23. In 2002, Lewis and Friedman would team up again to film a sequel, Blood Feast 2: All U Can Eat. It featured a cameo by John Waters, a huge fan of Lewis’s films.
24. Lewis returned once again to gore with 2009’s The Uh-Oh! Show, which depicted a TV game where contestants were dismembered every time they gave a wrong answer.
25. In 2017, Blood Feast was remade by director Marcel Walz. It starred Robert Rusler in the role of Fuad Ramses and saw a limited theatrical release.
26. John Waters said, “Blood Feast is my favorite of Lewis’s films. When we shot Serial Mom and I showed them the infamous tongue scene, one of the female crew members said, ‘I hate when a guy does that.’”

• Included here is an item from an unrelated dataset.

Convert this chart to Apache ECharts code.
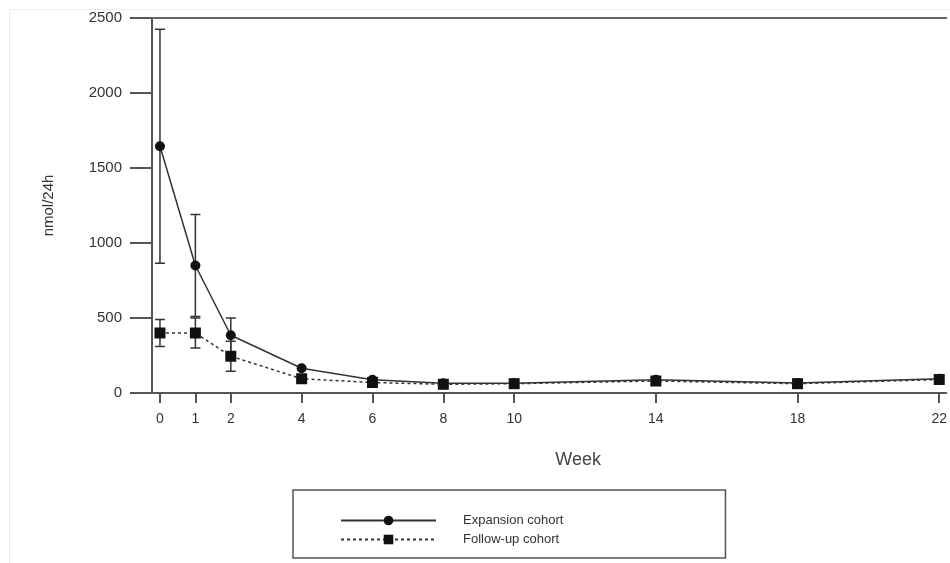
<!DOCTYPE html>
<html><head><meta charset="utf-8">
<script src="https://cdn.jsdelivr.net/npm/echarts@6/dist/echarts.min.js"></script>
<style>html,body{margin:0;padding:0;background:#fff}#c{width:950px;height:563px}</style>
</head><body><div id="c"></div>
<script>
var weeks = [0, 1, 2, 4, 6, 8, 10, 14, 18, 22];
var weekTicks = [0, 1, 2, 4, 6, 8, 10, 14, 18, 22];
var expansion = [1645, 850, 385, 165, 88, 65, 65, 88, 67, 95];
var expansionErr = [780, 340, 115, null, null, null, null, null, null, null];
var followup = [400, 400, 245, 95, 70, 58, 62, 80, 62, 90];
var followupErr = [90, 100, 100, null, null, null, null, null, null, null];
var yTicks = [0, 500, 1000, 1500, 2000, 2500];
var seriesNames = ['Expansion cohort', 'Follow-up cohort'];

function pairs(xs, ys) { return xs.map(function (x, i) { return [x, ys[i]]; }); }
function errs(xs, ys, es) {
  var out = [];
  xs.forEach(function (x, i) { if (es[i] != null) out.push([x, ys[i] - es[i], ys[i] + es[i]]); });
  return out;
}
function errRender(params, api) {
  var x = api.value(0);
  var lo = api.coord([x, api.value(1)]);
  var hi = api.coord([x, api.value(2)]);
  var w = 5;
  var st = { stroke: '#333', lineWidth: 1.5 };
  return { type: 'group', children: [
    { type: 'line', shape: { x1: lo[0], y1: lo[1], x2: hi[0], y2: hi[1] }, style: st },
    { type: 'line', shape: { x1: lo[0] - w, y1: lo[1], x2: lo[0] + w, y2: lo[1] }, style: st },
    { type: 'line', shape: { x1: hi[0] - w, y1: hi[1], x2: hi[0] + w, y2: hi[1] }, style: st }
  ]};
}

var chart = echarts.init(document.getElementById('c'), null, { renderer: 'canvas' });
chart.setOption({
  animation: false,
  backgroundColor: '#fff',
  grid: { left: 152, right: 0, top: 18, bottom: 170 },
  graphic: [{ type: 'rect', left: 7, top: 7, shape: { width: 960, height: 600 }, style: { fill: 'none', stroke: '#ececec', lineWidth: 1 }, silent: true }],
  legend: {
    orient: 'vertical', left: 293, top: 490,
    padding: [24, 162, 12, 47],
    itemWidth: 95, itemHeight: 12, itemGap: 6,
    borderColor: '#555', borderWidth: 1.5,
    textStyle: { fontFamily: 'Arial, Liberation Sans, sans-serif', fontSize: 13, color: '#333', padding: [0, 0, 0, 22] },
    data: seriesNames
  },
  xAxis: [{
    type: 'value', min: -0.225, max: 22.2,
    name: 'Week', nameLocation: 'middle', nameGap: 58,
    nameTextStyle: { fontFamily: 'Arial, Liberation Sans, sans-serif', fontSize: 18, color: '#444', padding: [0, 0, 0, 58] },
    splitLine: { show: false },
    axisLine: { show: true, onZero: false, lineStyle: { color: '#555', width: 2 } },
    axisTick: { show: true, customValues: weekTicks, length: 10, lineStyle: { color: '#555', width: 2 } },
    axisLabel: { customValues: weekTicks, margin: 19, fontFamily: 'Arial, Liberation Sans, sans-serif', fontSize: 14, color: '#333' }
  }, {
    type: 'value', position: 'top', min: -0.225, max: 22.2,
    axisLine: { show: true, onZero: false, lineStyle: { color: '#666', width: 2 } },
    axisTick: { show: false }, axisLabel: { show: false }, splitLine: { show: false }
  }],
  yAxis: {
    type: 'value', min: 0, max: 2500, interval: 500,
    name: 'nmol/24h', nameLocation: 'middle', nameGap: 96, nameRotate: 90,
    nameTextStyle: { fontFamily: 'Arial, Liberation Sans, sans-serif', fontSize: 15, color: '#333' },
    splitLine: { show: false },
    axisLine: { show: true, onZero: false, lineStyle: { color: '#555', width: 2 } },
    axisTick: { show: true, inside: false, length: 22, lineStyle: { color: '#555', width: 2 } },
    axisLabel: { margin: 30, fontFamily: 'Arial, Liberation Sans, sans-serif', fontSize: 15, color: '#333',
      formatter: function (v) { return yTicks.indexOf(v) >= 0 ? String(v) : ''; } }
  },
  series: [
    { type: 'custom', name: 'errE', renderItem: errRender, data: errs(weeks, expansion, expansionErr), encode: { x: 0, y: [1, 2] }, z: 1, silent: true },
    { type: 'custom', name: 'errF', renderItem: errRender, data: errs(weeks, followup, followupErr), encode: { x: 0, y: [1, 2] }, z: 1, silent: true },
    { type: 'line', name: seriesNames[0], data: pairs(weeks, expansion), symbol: 'circle', symbolSize: 10,
      lineStyle: { color: '#333', width: 1.5, type: 'solid' }, itemStyle: { color: '#111' }, z: 3 },
    { type: 'line', name: seriesNames[1], data: pairs(weeks, followup), symbol: 'rect', symbolSize: 11,
      lineStyle: { color: '#333', width: 1.5, type: [3, 3] }, itemStyle: { color: '#111' }, z: 2 }
  ]
});
</script></body></html>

27. When the United Kingdom issued its infamous list of banned “video nasties” in the 1980s, Blood Feast was the oldest film on its list.
28. In his book A Taste of Blood: The Films of Herschell Gordon Lewis, Christopher Wayne Curry referred to Fuad Ramses as “the original machete-wielding madman” and said he was the obvious precursor to Jason from the Friday the 13th franchise and Michael Myers from the Halloween films.
29. A review in Variety described Blood Feast as a “totally inept shocker” that was “incredibly crude and unprofessional from start to finish” and represented “an insult even to the most puerile and salacious of audiences.”
30. The Los Angeles Times called the movie “a blot on the American film industry.”
31. John Carpenter, director of Halloween, offered praise for Blood Feast and gave Herschell Gordon Lewis props for “[wanting] to slap us in the face, and say, ‘Look at this stuff.’”
32. A review in AllMovie said, “The plot is threadbare, the acting is on a par with the clumsiest of high school plays and the direction is static and uninvolving. Nevertheless, this is one of the important releases in film history, ushering in a new acceptance of explicit violence that was obviously just waiting to be exploited.”
33. Stephen King tweeted, “What is the worst horror movie you ever saw? For me, BLOOD FEAST.”